Teakwood contains many natural oils that make it resistant to rot, water, and sun-bleaching, which is why it’s traditionally been a popular material in outdoor furniture manufacturing and shipbuilding. It’s also a sturdy flooring material that ages beautifully, darkening to warmer hues.

Here are some things you should know about Teak wood flooring:

Name: Teak is the common name for Tectona grandis, a member of the Tectona genus. Teak trees are also a member of the Lamiaceae family, and are distant relatives of basil, oregano, and mint.

Origins: Teak is native to India, Burma, Thailand and other points in Asia. At one time, up to 75 percent of the world’s Teakwood came from Myanmar, but the country banned Teak exports in 2014. Because of deforestation concerns and export restrictions, sustainably grown plantation Teak from Africa and Central America has become more popular in recent years.

Janka Hardness Rating: With a Janka Hardness rating of 1155 out of 4000, Teak is in the mid-range for hardwood flooring options – slightly harder than Black Walnut and softer than Yellow Birch.

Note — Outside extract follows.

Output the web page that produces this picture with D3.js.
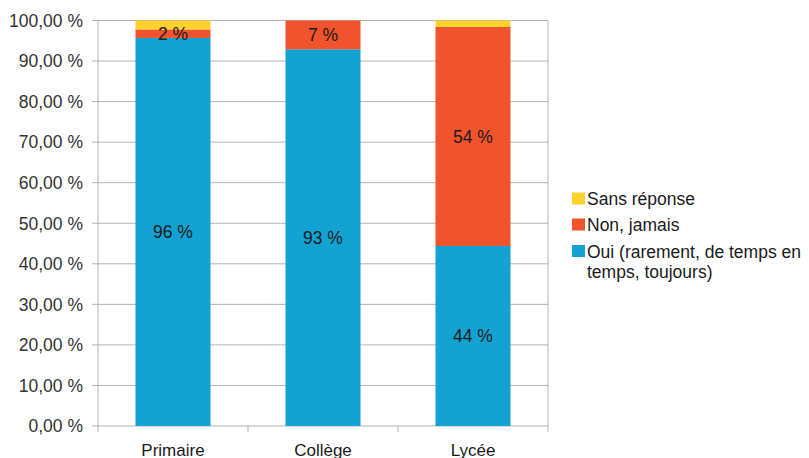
<!DOCTYPE html>
<html>
<head>
<meta charset="utf-8">
<script src="https://cdn.jsdelivr.net/npm/d3@7"></script>
<style>
	body { margin: 0; background: #fff; }
	svg { font-family: "Liberation Sans", Arial, sans-serif; }
</style>
</head>
<body>
<svg width="809" height="458"></svg>
<script>
const categories = ["Primaire", "Collège", "Lycée"];
const seriesNames = ["Oui (rarement, de temps en temps, toujours)", "Non, jamais", "Sans réponse"];
const oui = [95.7, 92.9, 44.4];
const non = [2.1, 7.1, 54.0];
const sansReponse = [2.2, 0, 1.6];
const yTicks = [0, 10, 20, 30, 40, 50, 60, 70, 80, 90, 100];
const colors = ["#12a3d3", "#f1542d", "#fdd22c"];

const svg = d3.select("svg");
const margin = { left: 98, right: 261, top: 20.5, bottom: 32 };
const width = +svg.attr("width"), height = +svg.attr("height");

const x = d3.scaleBand().domain(categories)
	.range([margin.left, width - margin.right])
	.paddingInner(0.5).paddingOuter(0.25);
const y = d3.scaleLinear().domain([0, 100]).range([height - margin.bottom, margin.top]);

// grid
svg.append("g").selectAll("line").data(yTicks).enter().append("line")
	.attr("x1", margin.left - 6).attr("x2", width - margin.right)
	.attr("y1", d => y(d)).attr("y2", d => y(d))
	.attr("stroke", "#b3b3b3").attr("stroke-width", 1);

// vertical frame lines
svg.append("line").attr("x1", margin.left).attr("x2", margin.left)
	.attr("y1", y(100)).attr("y2", y(0) + 6).attr("stroke", "#b3b3b3");
svg.append("line").attr("x1", width - margin.right).attr("x2", width - margin.right)
	.attr("y1", y(100)).attr("y2", y(0) + 6).attr("stroke", "#b3b3b3");
// category separators
const step = x.step();
svg.append("g").selectAll("line").data(categories.slice(1)).enter().append("line")
	.attr("x1", d => x(d) - step * 0.25).attr("x2", d => x(d) - step * 0.25)
	.attr("y1", y(0)).attr("y2", y(0) + 6).attr("stroke", "#b3b3b3");

// y labels
svg.append("g").selectAll("text").data(yTicks).enter().append("text")
	.attr("x", margin.left - 15).attr("y", d => y(d) + 6.3)
	.attr("text-anchor", "end").attr("font-size", 17.5).attr("fill", "#333")
	.text(d => d3.format(".2f")(d).replace(".", ",") + " %");

// stacked data
const rows = categories.map((c, i) => ({ cat: c, s0: oui[i], s1: non[i], s2: sansReponse[i] }));
const stack = d3.stack().keys(["s0", "s1", "s2"])(rows);

const layers = svg.append("g").selectAll("g").data(stack).enter().append("g")
	.attr("fill", (d, i) => colors[i]);
layers.selectAll("rect").data(d => d).enter().append("rect")
	.attr("x", d => x(d.data.cat))
	.attr("width", x.bandwidth())
	.attr("y", d => y(d[1]))
	.attr("height", d => y(d[0]) - y(d[1]));

// value labels (not for "Sans réponse")
stack.slice(0, 2).forEach(layer => {
	svg.append("g").selectAll("text").data(layer.filter(d => d[1] - d[0] > 0)).enter().append("text")
		.attr("x", d => x(d.data.cat) + x.bandwidth() / 2)
		.attr("y", d => (y(d[0]) + y(d[1])) / 2 + 6.5)
		.attr("text-anchor", "middle").attr("font-size", 17.5).attr("fill", "#1a1a1a")
		.text(d => Math.round(d[1] - d[0]) + " %");
});

// x labels
svg.append("g").selectAll("text").data(categories).enter().append("text")
	.attr("x", d => x(d) + x.bandwidth() / 2).attr("y", height - 2.5)
	.attr("text-anchor", "middle").attr("font-size", 17).attr("fill", "#1a1a1a")
	.text(d => d);

// legend
const legendItems = [
	{ color: colors[2], lines: ["Sans réponse"], y: 199 },
	{ color: colors[1], lines: ["Non, jamais"], y: 225 },
	{ color: colors[0], lines: ["Oui (rarement, de temps en", "temps, toujours)"], y: 251.5 }
];
const lg = svg.append("g").selectAll("g").data(legendItems).enter().append("g");
lg.append("rect").attr("x", 572).attr("y", d => d.y - 6.5).attr("width", 13).attr("height", 12)
	.attr("fill", d => d.color);
lg.append("text").attr("font-size", 17.5).attr("fill", "#1a1a1a")
	.selectAll("tspan").data(d => d.lines.map((l, i) => ({ l, i, y: d.y }))).enter().append("tspan")
	.attr("x", 587).attr("y", d => d.y + 6 + d.i * 20)
	.text(d => d.l);
</script>
</body>
</html>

The Janka Hardness scale is used to determine a hardwood’s resistance to dents, dings, and scratches. The test, which uses a 2” x 2” x 6” piece of a wood specimen and a steel ball, determines how many pounds per square inch of force will make the steel ball embed halfway into the wood. That result leads to the wood’s Janka Hardness rating. Woods at the low end of the scale will show more evidence of dings compared to those at the top. However, woods at the very top of the Janka Hardness Scale could be too difficult to cut for home applications.

Installation: Teak is known for being easy to work with. It machines well and absorbs finishes evenly. It does contain the mineral silica, which may have a dulling effect on metal blades.